DATA:
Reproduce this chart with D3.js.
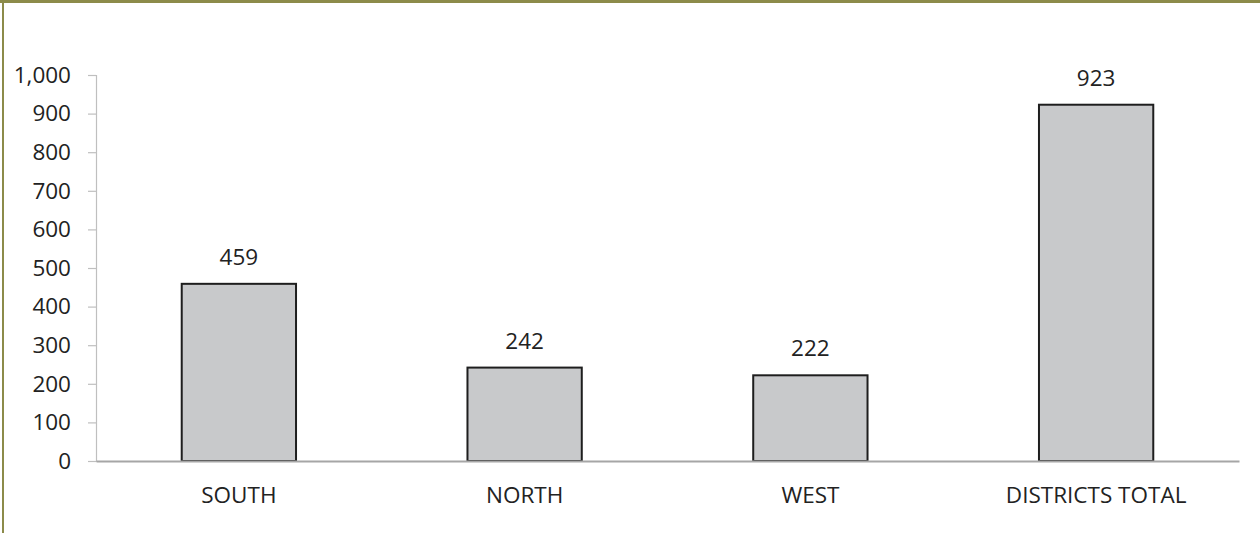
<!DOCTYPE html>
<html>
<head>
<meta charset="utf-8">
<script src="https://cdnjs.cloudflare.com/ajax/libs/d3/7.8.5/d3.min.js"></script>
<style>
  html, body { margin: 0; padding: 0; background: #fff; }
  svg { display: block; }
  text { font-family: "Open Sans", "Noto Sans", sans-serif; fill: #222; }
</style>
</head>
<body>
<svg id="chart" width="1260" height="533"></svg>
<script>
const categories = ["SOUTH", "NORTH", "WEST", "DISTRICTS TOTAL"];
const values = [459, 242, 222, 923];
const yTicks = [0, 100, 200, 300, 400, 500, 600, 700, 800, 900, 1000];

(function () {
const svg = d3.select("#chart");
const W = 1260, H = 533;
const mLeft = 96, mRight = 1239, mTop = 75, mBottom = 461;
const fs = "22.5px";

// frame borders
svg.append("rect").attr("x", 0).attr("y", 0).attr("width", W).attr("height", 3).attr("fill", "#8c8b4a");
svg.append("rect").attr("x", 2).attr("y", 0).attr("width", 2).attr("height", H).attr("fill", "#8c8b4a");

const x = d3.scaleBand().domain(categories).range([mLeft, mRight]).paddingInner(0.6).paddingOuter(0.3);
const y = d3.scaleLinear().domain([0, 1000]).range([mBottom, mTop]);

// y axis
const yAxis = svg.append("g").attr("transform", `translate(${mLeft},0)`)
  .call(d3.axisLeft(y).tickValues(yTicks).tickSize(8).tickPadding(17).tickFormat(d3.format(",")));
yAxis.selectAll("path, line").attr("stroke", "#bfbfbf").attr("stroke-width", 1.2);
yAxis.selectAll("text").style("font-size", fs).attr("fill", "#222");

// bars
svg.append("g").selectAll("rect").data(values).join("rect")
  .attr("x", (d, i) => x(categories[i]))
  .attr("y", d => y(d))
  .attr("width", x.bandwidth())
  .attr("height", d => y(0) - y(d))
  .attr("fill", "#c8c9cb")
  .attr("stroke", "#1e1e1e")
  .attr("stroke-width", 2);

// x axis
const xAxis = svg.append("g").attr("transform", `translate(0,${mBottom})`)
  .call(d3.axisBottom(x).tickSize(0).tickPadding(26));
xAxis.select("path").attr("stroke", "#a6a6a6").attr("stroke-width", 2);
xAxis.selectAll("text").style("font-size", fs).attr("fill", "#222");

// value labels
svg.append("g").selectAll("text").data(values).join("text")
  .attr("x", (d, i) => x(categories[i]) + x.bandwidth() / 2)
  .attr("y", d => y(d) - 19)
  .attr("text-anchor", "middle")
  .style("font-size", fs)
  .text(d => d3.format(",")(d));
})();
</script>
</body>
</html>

EXERCISE TASK: Quote every line word for word and keep the images out of the copy.

OUTPUT FOR THIS EXERCISE:
Reproduce this chart with D3.js.
<!DOCTYPE html>
<html>
<head>
<meta charset="utf-8">
<script src="https://cdnjs.cloudflare.com/ajax/libs/d3/7.8.5/d3.min.js"></script>
<style>
  html, body { margin: 0; padding: 0; background: #fff; }
  svg { display: block; }
  text { font-family: "Open Sans", "Noto Sans", sans-serif; fill: #222; }
</style>
</head>
<body>
<svg id="chart" width="1260" height="533"></svg>
<script>
const categories = ["SOUTH", "NORTH", "WEST", "DISTRICTS TOTAL"];
const values = [459, 242, 222, 923];
const yTicks = [0, 100, 200, 300, 400, 500, 600, 700, 800, 900, 1000];

(function () {
const svg = d3.select("#chart");
const W = 1260, H = 533;
const mLeft = 96, mRight = 1239, mTop = 75, mBottom = 461;
const fs = "22.5px";

// frame borders
svg.append("rect").attr("x", 0).attr("y", 0).attr("width", W).attr("height", 3).attr("fill", "#8c8b4a");
svg.append("rect").attr("x", 2).attr("y", 0).attr("width", 2).attr("height", H).attr("fill", "#8c8b4a");

const x = d3.scaleBand().domain(categories).range([mLeft, mRight]).paddingInner(0.6).paddingOuter(0.3);
const y = d3.scaleLinear().domain([0, 1000]).range([mBottom, mTop]);

// y axis
const yAxis = svg.append("g").attr("transform", `translate(${mLeft},0)`)
  .call(d3.axisLeft(y).tickValues(yTicks).tickSize(8).tickPadding(17).tickFormat(d3.format(",")));
yAxis.selectAll("path, line").attr("stroke", "#bfbfbf").attr("stroke-width", 1.2);
yAxis.selectAll("text").style("font-size", fs).attr("fill", "#222");

// bars
svg.append("g").selectAll("rect").data(values).join("rect")
  .attr("x", (d, i) => x(categories[i]))
  .attr("y", d => y(d))
  .attr("width", x.bandwidth())
  .attr("height", d => y(0) - y(d))
  .attr("fill", "#c8c9cb")
  .attr("stroke", "#1e1e1e")
  .attr("stroke-width", 2);

// x axis
const xAxis = svg.append("g").attr("transform", `translate(0,${mBottom})`)
  .call(d3.axisBottom(x).tickSize(0).tickPadding(26));
xAxis.select("path").attr("stroke", "#a6a6a6").attr("stroke-width", 2);
xAxis.selectAll("text").style("font-size", fs).attr("fill", "#222");

// value labels
svg.append("g").selectAll("text").data(values).join("text")
  .attr("x", (d, i) => x(categories[i]) + x.bandwidth() / 2)
  .attr("y", d => y(d) - 19)
  .attr("text-anchor", "middle")
  .style("font-size", fs)
  .text(d => d3.format(",")(d));
})();
</script>
</body>
</html>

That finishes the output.